Second, awhile back, Paul posted a problem about getting errors while
transferring files between computers using floppy diskettes. I hope Paul was
able to resolve the problem, but now these backup postings got me to
thinking about what may have happened. A long time ago, I used floppies to
backup files. Yep, I'm old, sometimes I feel like Yoda. Don't know if the
rest of you youngsters remember when AOL used to distribute their software
on floppies, but I would collect them and use them for backup and file
transfers. Paul, come on, 'fess up, were you using old AOL floppies too? :-)
Third, sorry about this post Paul, but things have been going too smoothly
for you, and somebody has to rattle the cage once in a while. My wife, AKA,
Yaddle has made it her life-long task to rattle my cage with every
opportunity she gets :-(
Finally, a Linux question. I'd like to ask if anyone out there knows how to
stop an MP3 sound file from playing once started from Red Hat 7.1 GNOME gmc.
I double click the MP3 file name and it plays, but I don't see the player or
controls to stop the music. Any suggestions?
Bill
From: "Paul M Foster" <paulf@quillandmouse.com>
On Thu, Aug 30, 2001 at 01:55:54PM -0400, Robert Haeckl wrote:
<snip>
> Actually, the intent is to have fun learning to use 'dump' and 'restore'
> to a tape device.
<snip>
> By the way, has anybody tried using the floppy as a nonrewind tape
> device, just for the fun of it? Can you use the 'mt' command on it?
I don't think the fd* devices are set up to be used this way. I do use
floppy-interface _tapes_ (Travan) for my systems.

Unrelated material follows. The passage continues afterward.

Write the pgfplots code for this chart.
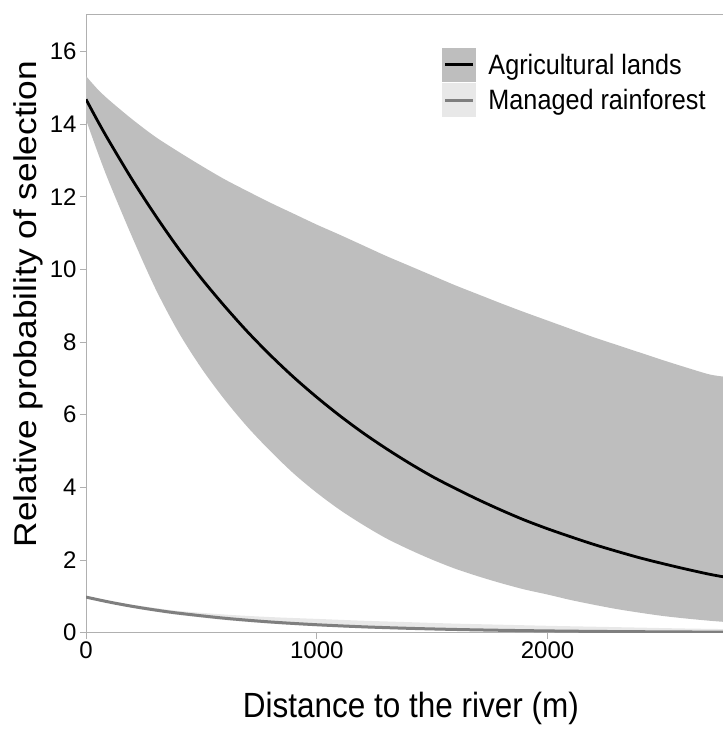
\documentclass[border=0pt]{standalone}
\usepackage{pgfplots}
\pgfplotsset{compat=1.18}
\usepackage{pgfplotstable}
\usepgfplotslibrary{fillbetween}
\usepackage{fontspec}
\setmainfont{Liberation Sans}
\newfontfamily\xlabfont{Liberation Sans}[FakeStretch=0.9]
\newfontfamily\ylabfont{Liberation Sans}[FakeStretch=1.12]
\newfontfamily\legfont{Liberation Sans}[FakeStretch=0.9]
\definecolor{agrifill}{HTML}{BEBEBE}
\definecolor{manfill}{HTML}{E8E8E8}
\definecolor{manline}{HTML}{7F7F7F}
\definecolor{axgrey}{HTML}{B0B0B0}

\pgfplotstableread{
x mean lower upper
0 14.68 14.12 15.32
50 14.09 13.23 14.96
100 13.53 12.40 14.66
200 12.47 10.89 14.13
300 11.49 9.48 13.65
400 10.58 8.28 13.24
500 9.75 7.28 12.85
600 8.99 6.42 12.48
700 8.28 5.66 12.15
800 7.63 4.99 11.83
900 7.03 4.38 11.53
1000 6.48 3.85 11.23
1100 5.97 3.38 10.95
1200 5.50 2.97 10.66
1300 5.07 2.60 10.37
1400 4.67 2.29 10.10
1500 4.30 2.01 9.83
1600 3.97 1.76 9.56
1700 3.66 1.55 9.31
1800 3.37 1.36 9.06
1900 3.10 1.19 8.82
2000 2.86 1.05 8.59
2100 2.64 0.90 8.36
2200 2.43 0.77 8.13
2300 2.24 0.65 7.92
2400 2.06 0.55 7.71
2500 1.90 0.46 7.50
2600 1.75 0.39 7.30
2700 1.61 0.33 7.11
2760 1.54 0.30 7.05
}\agri

\pgfplotstableread{
x mean lower upper
0 0.98 0.96 1.00
100 0.844 0.82 0.88
200 0.726 0.69 0.77
300 0.625 0.58 0.68
400 0.538 0.49 0.60
600 0.399 0.35 0.50
800 0.295 0.25 0.43
1000 0.219 0.18 0.38
1200 0.162 0.125 0.33
1400 0.120 0.09 0.29
1600 0.089 0.063 0.25
1800 0.066 0.045 0.22
2000 0.049 0.032 0.19
2200 0.036 0.023 0.165
2400 0.027 0.016 0.14
2600 0.020 0.011 0.115
2760 0.016 0.008 0.10
}\managed

\begin{document}
\begin{tikzpicture}
\begin{axis}[
  at={(0pt,0pt)}, anchor=south west,
  scale only axis, width=637pt, height=617.7pt,
  xmin=0, xmax=2760, ymin=0, ymax=17,
  axis lines*=left,
  axis line style={draw=axgrey, line width=1pt, -},
  xtick={0,1000,2000}, ytick={0,2,...,16},
  tick align=outside, major tick length=6pt,
  tick style={draw=axgrey, line width=1pt},
  tick label style={font=\fontsize{24}{24}\selectfont},
  /pgf/number format/assume math mode=true,
  /pgf/number format/set thousands separator={},
  xlabel={Distance to the river (m)},
  ylabel={Relative probability of selection},
  xlabel style={font=\fontsize{35}{35}\xlabfont, at={(axis description cs:0.51,-0.138)}, anchor=base},
  ylabel style={font=\fontsize{31.5}{31.5}\ylabfont, at={(axis description cs:-0.077,0.532)}, anchor=base},
  legend style={at={(axis description cs:0.559,0.9466)}, anchor=north west,
    draw=none, fill=none, inner sep=0pt, outer sep=0pt, row sep=2pt,
    font=\fontsize{28}{28}\legfont, nodes={inner sep=0pt},
    /tikz/every odd column/.append style={column sep=13pt}},
  legend cell align=left,
]
\addlegendimage{legend image code/.code={\fill[agrifill] (0pt,-16.5pt) rectangle (33pt,16.5pt); \draw[black, line width=3pt] (3pt,0pt) -- (31pt,0pt);}}
\addlegendentry{Agricultural lands}
\addlegendimage{legend image code/.code={\fill[manfill] (0pt,-16.5pt) rectangle (33pt,16.5pt); \draw[manline, line width=3pt] (3pt,0pt) -- (31pt,0pt);}}
\addlegendentry{Managed rainforest}

\addplot[name path=au, draw=none, smooth, forget plot] table[x=x, y=upper] {\agri};
\addplot[name path=al, draw=none, smooth, forget plot] table[x=x, y=lower] {\agri};
\addplot[agrifill, forget plot] fill between[of=au and al];
\addplot[name path=mu, draw=none, smooth, forget plot] table[x=x, y=upper] {\managed};
\addplot[name path=ml, draw=none, smooth, forget plot] table[x=x, y=lower] {\managed};
\addplot[manfill, forget plot] fill between[of=mu and ml];
\addplot[manline, line width=3pt, smooth, forget plot] table[x=x, y=mean] {\managed};
\addplot[black, line width=2.8pt, smooth, forget plot] table[x=x, y=mean] {\agri};
\coordinate (tl) at (rel axis cs:0,1);
\coordinate (tr) at (rel axis cs:1,1);
\end{axis}
\draw[axgrey, line width=1pt] (tl) -- (tr);
\pgfresetboundingbox
\path[use as bounding box] (-86pt,-101.3pt) rectangle (637pt,632.7pt);
\end{tikzpicture}
\end{document}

Re: dump and restore, I don't know precisely how dump and restore work
(bit-by-bit copy?). However, I'd caution against doing tar backups, even
though that's what tar (Tape ARchive) was originally for. If something
goes bad in the middle of a tar archive (as happens with tapes) the rest
of the archive is garbage. Better to use cpio or afio. Doing it this
way, each file is individual copied to the backup medium and if one goes
bad, at least the rest of the files might still be good.
I favor a little script called tob (Tape Oriented Backup). You can
select the type of archiving done (tar, cpio, afio), and compress the
files as they are backed up. So you get a thousand gzipped files on your
tape, each individually copied. Interface is simple, as in:
tob -full allfiles
I use this at home and at the office.